Optimization-Based Strong Coupling Procedure for Partitioned Analysis

Abstract

The concept of partitioning a complex engineering problem into smaller, manageable components and investigating each individual component autonomously has been in use for many decades. Such partitioning approaches, however, rely on strong and occasional unwarranted assumptions regarding the interactions among different engineering components. Fluid and structure interaction, soil and structure interaction, and human and structure interaction are but a few of the many such partitioned analyses commonly needed in civil engineering applications. Recently, there has been a growing interest in combining the expertise developed separately in traditionally distinct fields to obtain a holistic treatment of engineering problems.
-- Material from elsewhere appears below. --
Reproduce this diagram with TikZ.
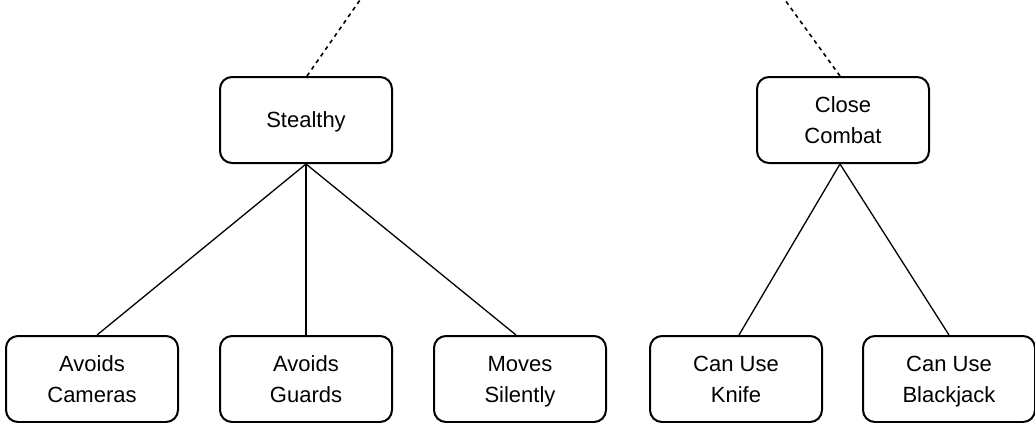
\documentclass[tikz,border=0pt]{standalone}
\usepackage{fontspec}
\setmainfont{Liberation Sans}
\usepackage{tikz}
\usetikzlibrary{positioning,calc}
\tikzstyle{skill}=[rectangle, rounded corners=6pt, draw=black, line width=1pt, minimum width=86pt, minimum height=43pt, align=center, font=\fontsize{11}{15.5}\selectfont, text depth=0pt]
\tikzstyle{link}=[line width=0.65pt]
\tikzstyle{up}=[line width=0.8pt, dash pattern=on 2pt off 2pt]

\begin{document}
\begin{tikzpicture}[x=0.5pt, y=-0.5pt]
				\useasboundingbox (0,0) rectangle (1035,423);
				\node[skill](S)at(306,120){Stealthy};
				\node[skill](CC)at(843,120){Close\\Combat};
				\node[skill](AC)at(92,379){Avoids\\Cameras};
				\node[skill](AG)at(306,379){Avoids\\Guards};
				\node[skill](MS)at(520,379){Moves\\Silently};
				\node[skill](K)at(736,379){Can Use\\Knife};
				\node[skill](B)at(949,379){Can Use\\Blackjack};
				\coordinate(Stop)at(360,0);
				\coordinate(CCtop)at(785,0);
				\draw[up]($(S.north)+(1,0)$)--(Stop);
				\draw[up]($(CC.north)+(-3,0)$)--(CCtop);
				\draw[link](S.south)--($(AC.north)+(5,0)$);
				\draw[link](S.south)--(AG.north);
				\draw[link](S.south)--($(MS.north)+(-4,0)$);
				\draw[link]($(CC.south)+(-3,0)$)--($(K.north)+(3,0)$);
				\draw[link]($(CC.south)+(-3,0)$)--(B.north);
			\end{tikzpicture}
\end{document}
Such holistic treatment would ultimately yield not only more realistic and accurate analyses of coupled systems but also improved optimality in engineering designs. This growing interest has resulted in development of mathematical coupling procedures for conjoining multiple, separately developed, single-solver numerical models along their interfaces. The present manuscript contributes to the field of partitioned analysis by introducing a novel mathematical coupling procedure based on the minimization of an objective function consisting of coupling conditions. The authors’ approach to coupling implements optimization techniques and is observed to eliminate the divergence issues that may be encountered with iterative coupling methods. The proposed optimization-based coupling scheme is compared against the well-known block Gauss-Seidel (BGS) iteration method and considers two aspects: the accuracy of the coupled model predictions and the convergence of the coupled parameters. The comparison is completed for three case studies with increasing complexity: a linear set of equations, polynomials with random coefficients, and a linear dynamic system.